3. Now because the world abounds with this kinde of fools, it is not fit that every man that will, may cheat every man that would be cheated; but it is rather ordained, that the Sovereign should have the Guardianship of these fools, or that some Favourite should beg the Sovereigns right of taking advantage of such mens folly, even as in the case of Lunaticks and Idiots.
4. Wherefore a Lottery is not tollerated without authority, assigning the proportion in which the people shall pay for their errours, and taking care that they be not so much and so often couzened, as they themselves would be.
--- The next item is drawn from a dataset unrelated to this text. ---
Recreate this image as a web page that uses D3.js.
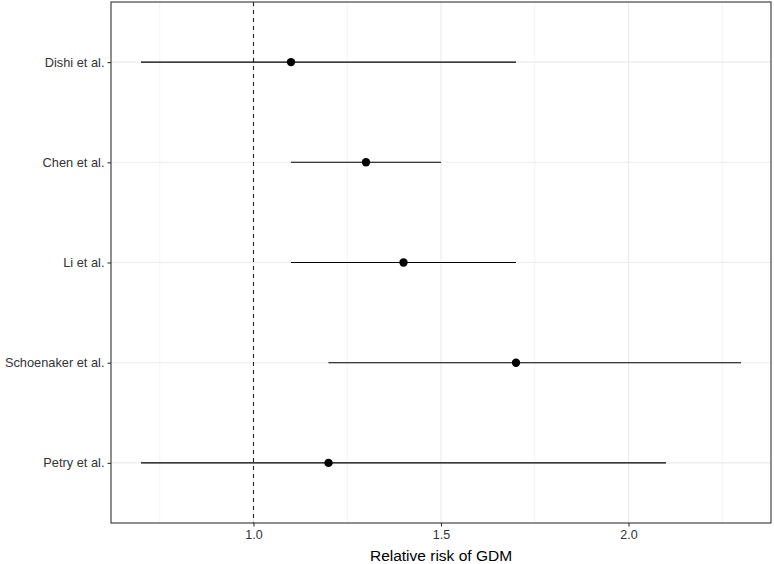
<!DOCTYPE html>
<html>
<head>
<meta charset="utf-8">
<script src="https://cdn.jsdelivr.net/npm/d3@7"></script>
<style>
  body { margin: 0; background: #fff; }
  svg { display: block; font-family: "Liberation Sans", Arial, sans-serif; }
</style>
</head>
<body>
<div id="main"></div>
<script>
const studies = ["Dishi et al.", "Chen et al.", "Li et al.", "Schoenaker et al.", "Petry et al."];
const rr = [1.1, 1.3, 1.4, 1.7, 1.2];
const lower = [0.7, 1.1, 1.1, 1.2, 0.7];
const upper = [1.7, 1.5, 1.7, 2.3, 2.1];
const xTicks = [1.0, 1.5, 2.0];
const xMinor = [0.75, 1.25, 1.75, 2.25];

const width = 774, height = 564;
const m = {top: 2, right: 3, bottom: 41, left: 111};

const rows = studies.map((s, i) => ({study: s, rr: rr[i], lo: lower[i], hi: upper[i]}));

const svg = d3.select("#main").append("svg")
  .attr("width", width)
  .attr("height", height);

// ggplot-style 5% expansion
const xmin = d3.min(lower), xmax = d3.max(upper);
const pad = (xmax - xmin) * 0.05;
const x = d3.scaleLinear()
  .domain([xmin - pad, xmax + pad])
  .range([m.left, width - m.right]);

const y = d3.scalePoint()
  .domain(studies)
  .range([m.top, height - m.bottom])
  .padding(0.6);

// grid
const g = svg.append("g");
g.selectAll(".minor").data(xMinor).join("line")
  .attr("x1", d => x(d)).attr("x2", d => x(d))
  .attr("y1", m.top).attr("y2", height - m.bottom)
  .attr("stroke", "#ebebeb").attr("stroke-width", 0.6);
g.selectAll(".major").data(xTicks).join("line")
  .attr("x1", d => x(d)).attr("x2", d => x(d))
  .attr("y1", m.top).attr("y2", height - m.bottom)
  .attr("stroke", "#ebebeb").attr("stroke-width", 1.1);
g.selectAll(".hmajor").data(studies).join("line")
  .attr("x1", m.left).attr("x2", width - m.right)
  .attr("y1", d => y(d)).attr("y2", d => y(d))
  .attr("stroke", "#ebebeb").attr("stroke-width", 1.1);

// reference line
svg.append("line")
  .attr("x1", x(1)).attr("x2", x(1))
  .attr("y1", m.top).attr("y2", height - m.bottom)
  .attr("stroke", "#222").attr("stroke-width", 1.1)
  .attr("stroke-dasharray", "4,4");

// intervals and points
svg.selectAll(".ci").data(rows).join("line")
  .attr("x1", d => x(d.lo)).attr("x2", d => x(d.hi))
  .attr("y1", d => y(d.study)).attr("y2", d => y(d.study))
  .attr("stroke", "#000").attr("stroke-width", 1.1);

svg.selectAll(".pt").data(rows).join("circle")
  .attr("cx", d => x(d.rr)).attr("cy", d => y(d.study))
  .attr("r", 4.2).attr("fill", "#000");

// axes
const xAxis = svg.append("g")
  .attr("transform", `translate(0,${height - m.bottom})`)
  .call(d3.axisBottom(x).tickValues(xTicks).tickFormat(d3.format(".1f")).tickSize(3.5).tickPadding(4));
xAxis.select(".domain").remove();
xAxis.selectAll(".tick line").attr("stroke", "#333").attr("stroke-width", 1.1);
xAxis.selectAll("text").attr("fill", "#333").attr("font-size", 12.5);

const yAxis = svg.append("g")
  .attr("transform", `translate(${m.left},0)`)
  .call(d3.axisLeft(y).tickSize(3.5).tickPadding(3));
yAxis.select(".domain").remove();
yAxis.selectAll(".tick line").attr("stroke", "#333").attr("stroke-width", 1.1);
yAxis.selectAll("text").attr("fill", "#333").attr("font-size", 12.8);

// panel border
svg.append("rect")
  .attr("x", m.left).attr("y", m.top)
  .attr("width", width - m.right - m.left)
  .attr("height", height - m.bottom - m.top)
  .attr("fill", "none").attr("stroke", "#333").attr("stroke-width", 1.1);

svg.append("text")
  .attr("x", (m.left + width - m.right) / 2)
  .attr("y", height - 3)
  .attr("text-anchor", "middle")
  .attr("font-size", 15.5)
  .attr("fill", "#000")
  .text("Relative risk of GDM");
</script>
</body>
</html>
5. This way of Lottery is used but for small Leavies, and rather upon privato-publick accompts, (then for maintaining Armies or Equipping Fleets,) such as are Aque-Ducts, Bridges, and perhaps Highwayes, &c. Wherefore we shall say no more of it upon this occasion.
CHAP. IX.
_Of Benevolence._
The raising of Money by Benevolence, seems to be no force upon any man, nor to take from any man but what himself knows he can spare, nevertheless there is more in it; for to be but brow-beaten by a Prince or Grandee, proves often as heavy as to be distrained upon for an Assessment or Subsidy; and the danger of being misrepresented by linsy Pick-thanks and Informers as disaffected to the Cause for which the Leavy is made, is more frequent then the payment of any summe in a due proportion with all other men (which I have said is no impoverishment) can possibly be hurtful.
The benefits of this way are these, _viz._ That forasmuch as it sometimes falls out (as in the late Differences with the Scots, _annis_ 1638. and 1639. when the Church Dignitaries were most concerned) that the cause of the Expence concerns some men more then others, that then an Imposition should not pass upon all for the sakes of a part: Sometimes it happens, that one sort of men have received greater and fresher favours then another; as upon the late Restoration of his Majesty _Anno_ 1660. those who needed an Act of Indempnity did: And sometimes it is visible, that some men have had better times of gain and advantages then others, as the Clergy most eminently have had since his Majesties said Restoration. In all these Cases, the proposal of a Benevolence may be offered, although in no cases it be without its inconveniencies; the which are principally these.
1. The abovementioned Brow-beating and distaste given, if a man have not contributed as largely as envious observers think he should have done.
2. A Benevolence in many cases may divide a whole Nation into parties, or at least make the strength of Parties too well known to such as need not know it: and withall it may (on the contrary and upon design) disguize the same, and elude the measures which the Governours thought to have taken by such an exploratory artifice.
3. Some men may have particular reasons to contribute large, _viz._ complacency with, and hopes of being repaired by the favour of some Grandee, who favours the business, and the very same may make to the prejudice of others.